DATA BLOCK:
>>>>
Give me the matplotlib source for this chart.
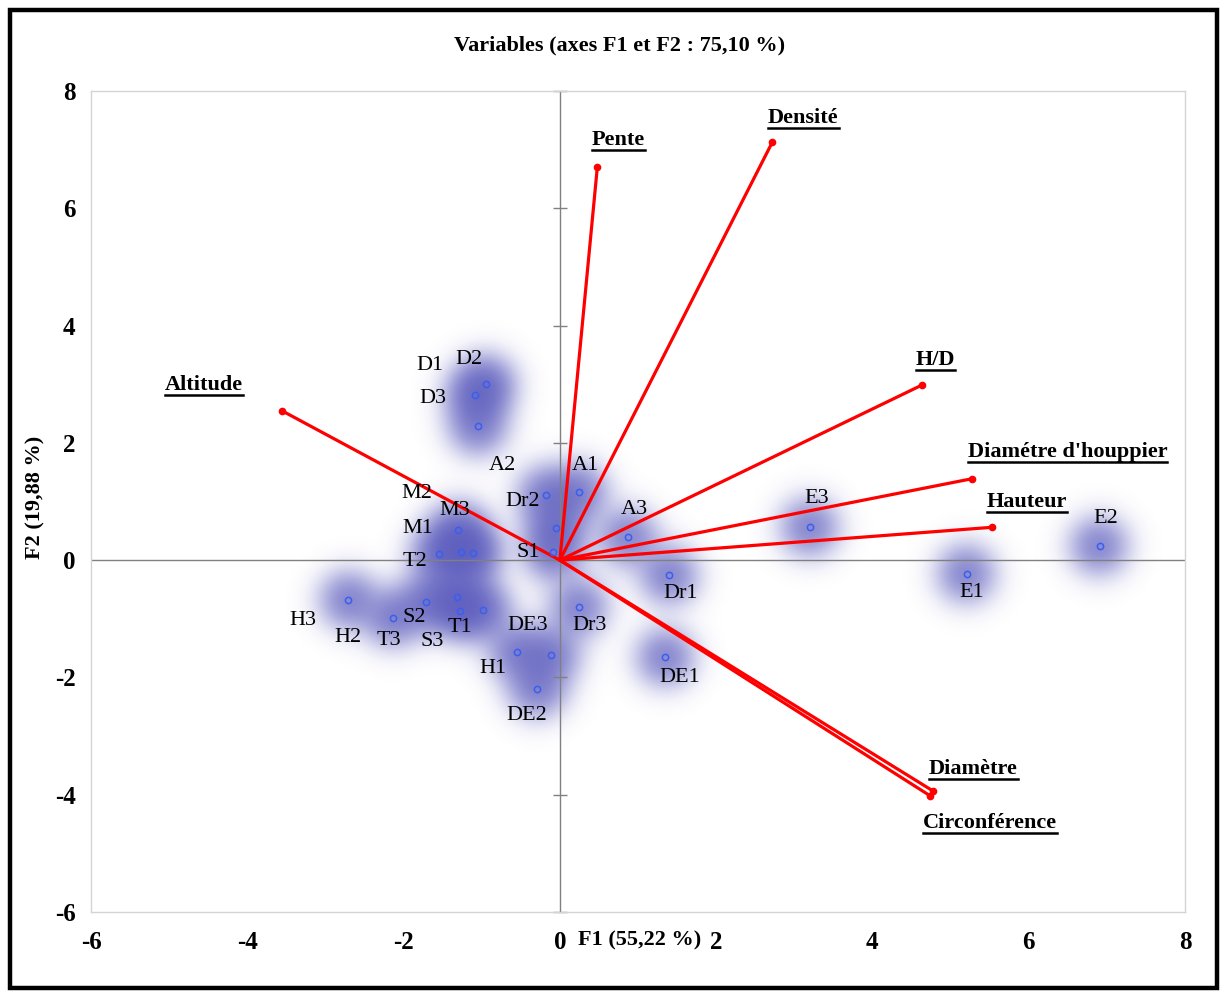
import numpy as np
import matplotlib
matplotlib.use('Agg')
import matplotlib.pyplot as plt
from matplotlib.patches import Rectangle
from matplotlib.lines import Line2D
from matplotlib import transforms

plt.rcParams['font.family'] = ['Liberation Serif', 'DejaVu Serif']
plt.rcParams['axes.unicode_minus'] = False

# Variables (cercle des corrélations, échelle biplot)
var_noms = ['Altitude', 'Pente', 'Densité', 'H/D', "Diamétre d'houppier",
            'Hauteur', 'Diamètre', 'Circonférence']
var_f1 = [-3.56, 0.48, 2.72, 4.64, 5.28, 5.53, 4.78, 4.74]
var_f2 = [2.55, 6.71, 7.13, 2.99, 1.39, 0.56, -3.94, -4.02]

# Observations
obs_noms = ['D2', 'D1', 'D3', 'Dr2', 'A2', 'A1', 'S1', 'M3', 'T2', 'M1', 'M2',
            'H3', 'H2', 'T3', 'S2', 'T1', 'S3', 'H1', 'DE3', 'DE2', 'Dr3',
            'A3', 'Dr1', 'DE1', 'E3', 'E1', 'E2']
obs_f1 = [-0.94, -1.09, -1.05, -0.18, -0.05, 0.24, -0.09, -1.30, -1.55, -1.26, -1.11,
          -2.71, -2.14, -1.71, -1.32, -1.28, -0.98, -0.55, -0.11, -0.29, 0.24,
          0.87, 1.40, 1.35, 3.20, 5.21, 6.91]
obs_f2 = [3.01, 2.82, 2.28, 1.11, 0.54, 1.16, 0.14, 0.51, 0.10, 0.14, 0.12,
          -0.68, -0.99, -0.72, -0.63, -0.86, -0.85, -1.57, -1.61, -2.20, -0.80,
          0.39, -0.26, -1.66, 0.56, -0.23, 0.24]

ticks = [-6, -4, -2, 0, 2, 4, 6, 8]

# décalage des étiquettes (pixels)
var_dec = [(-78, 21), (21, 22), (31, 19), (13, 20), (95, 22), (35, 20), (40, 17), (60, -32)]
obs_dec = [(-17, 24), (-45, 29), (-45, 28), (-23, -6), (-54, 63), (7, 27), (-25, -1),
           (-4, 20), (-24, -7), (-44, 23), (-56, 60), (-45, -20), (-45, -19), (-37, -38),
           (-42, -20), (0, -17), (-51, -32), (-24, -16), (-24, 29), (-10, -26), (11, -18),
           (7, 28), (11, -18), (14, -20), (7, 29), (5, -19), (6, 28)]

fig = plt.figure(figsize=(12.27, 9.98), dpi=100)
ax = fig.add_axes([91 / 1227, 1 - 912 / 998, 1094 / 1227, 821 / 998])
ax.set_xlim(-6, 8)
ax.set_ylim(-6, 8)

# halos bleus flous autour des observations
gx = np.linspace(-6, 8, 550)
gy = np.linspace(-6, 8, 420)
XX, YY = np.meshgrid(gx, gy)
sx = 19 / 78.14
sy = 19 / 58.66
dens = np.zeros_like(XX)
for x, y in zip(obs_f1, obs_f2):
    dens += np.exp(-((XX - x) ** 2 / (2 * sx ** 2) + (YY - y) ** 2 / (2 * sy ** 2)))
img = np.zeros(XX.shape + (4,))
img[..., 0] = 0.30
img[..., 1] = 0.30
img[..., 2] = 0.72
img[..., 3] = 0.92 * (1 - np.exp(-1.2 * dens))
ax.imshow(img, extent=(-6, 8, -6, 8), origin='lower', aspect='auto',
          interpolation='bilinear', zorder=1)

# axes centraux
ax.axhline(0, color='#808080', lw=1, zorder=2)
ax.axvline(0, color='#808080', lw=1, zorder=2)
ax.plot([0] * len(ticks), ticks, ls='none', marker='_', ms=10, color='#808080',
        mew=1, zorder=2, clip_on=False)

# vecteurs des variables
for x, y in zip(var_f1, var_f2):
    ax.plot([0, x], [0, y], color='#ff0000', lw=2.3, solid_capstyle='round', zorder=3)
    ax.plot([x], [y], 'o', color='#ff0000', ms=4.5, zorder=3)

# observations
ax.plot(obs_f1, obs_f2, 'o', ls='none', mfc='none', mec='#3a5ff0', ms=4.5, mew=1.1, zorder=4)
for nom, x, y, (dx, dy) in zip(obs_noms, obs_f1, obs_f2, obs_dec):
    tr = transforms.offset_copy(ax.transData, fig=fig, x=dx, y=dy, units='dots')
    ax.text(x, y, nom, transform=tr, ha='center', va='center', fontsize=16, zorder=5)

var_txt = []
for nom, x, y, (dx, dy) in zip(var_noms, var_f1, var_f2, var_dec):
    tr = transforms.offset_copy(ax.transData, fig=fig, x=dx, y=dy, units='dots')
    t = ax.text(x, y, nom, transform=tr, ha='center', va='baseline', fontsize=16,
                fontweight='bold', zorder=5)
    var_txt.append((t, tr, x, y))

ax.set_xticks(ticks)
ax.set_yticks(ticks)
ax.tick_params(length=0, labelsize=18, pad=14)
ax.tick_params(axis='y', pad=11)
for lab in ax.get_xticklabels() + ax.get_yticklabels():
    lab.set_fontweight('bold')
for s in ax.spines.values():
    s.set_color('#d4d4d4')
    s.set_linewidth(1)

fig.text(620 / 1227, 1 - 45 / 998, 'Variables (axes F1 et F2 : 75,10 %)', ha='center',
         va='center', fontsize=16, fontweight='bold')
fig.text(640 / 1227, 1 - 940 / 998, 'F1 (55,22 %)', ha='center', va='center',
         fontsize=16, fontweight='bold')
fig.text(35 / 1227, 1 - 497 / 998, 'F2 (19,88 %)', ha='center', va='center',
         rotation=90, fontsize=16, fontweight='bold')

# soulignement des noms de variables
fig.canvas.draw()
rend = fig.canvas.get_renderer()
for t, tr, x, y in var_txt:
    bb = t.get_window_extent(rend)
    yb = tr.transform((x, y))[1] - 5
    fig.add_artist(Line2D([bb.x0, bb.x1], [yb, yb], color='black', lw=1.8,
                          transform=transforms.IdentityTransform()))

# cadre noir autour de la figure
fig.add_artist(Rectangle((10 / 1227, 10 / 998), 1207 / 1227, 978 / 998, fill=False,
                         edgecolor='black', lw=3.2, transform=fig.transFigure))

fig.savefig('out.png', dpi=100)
<<<<
YOUR OBJECTIVE:
Without any pictures, reproduce the lines from the first one in the material through the line that has "ticks = [-6, -4, -2, 0, 2, 4, 6, 8]", exactly as they appear.

ANSWER FOR THIS EXERCISE:
Give me the matplotlib source for this chart.
import numpy as np
import matplotlib
matplotlib.use('Agg')
import matplotlib.pyplot as plt
from matplotlib.patches import Rectangle
from matplotlib.lines import Line2D
from matplotlib import transforms

plt.rcParams['font.family'] = ['Liberation Serif', 'DejaVu Serif']
plt.rcParams['axes.unicode_minus'] = False

# Variables (cercle des corrélations, échelle biplot)
var_noms = ['Altitude', 'Pente', 'Densité', 'H/D', "Diamétre d'houppier",
            'Hauteur', 'Diamètre', 'Circonférence']
var_f1 = [-3.56, 0.48, 2.72, 4.64, 5.28, 5.53, 4.78, 4.74]
var_f2 = [2.55, 6.71, 7.13, 2.99, 1.39, 0.56, -3.94, -4.02]

# Observations
obs_noms = ['D2', 'D1', 'D3', 'Dr2', 'A2', 'A1', 'S1', 'M3', 'T2', 'M1', 'M2',
            'H3', 'H2', 'T3', 'S2', 'T1', 'S3', 'H1', 'DE3', 'DE2', 'Dr3',
            'A3', 'Dr1', 'DE1', 'E3', 'E1', 'E2']
obs_f1 = [-0.94, -1.09, -1.05, -0.18, -0.05, 0.24, -0.09, -1.30, -1.55, -1.26, -1.11,
          -2.71, -2.14, -1.71, -1.32, -1.28, -0.98, -0.55, -0.11, -0.29, 0.24,
          0.87, 1.40, 1.35, 3.20, 5.21, 6.91]
obs_f2 = [3.01, 2.82, 2.28, 1.11, 0.54, 1.16, 0.14, 0.51, 0.10, 0.14, 0.12,
          -0.68, -0.99, -0.72, -0.63, -0.86, -0.85, -1.57, -1.61, -2.20, -0.80,
          0.39, -0.26, -1.66, 0.56, -0.23, 0.24]

ticks = [-6, -4, -2, 0, 2, 4, 6, 8]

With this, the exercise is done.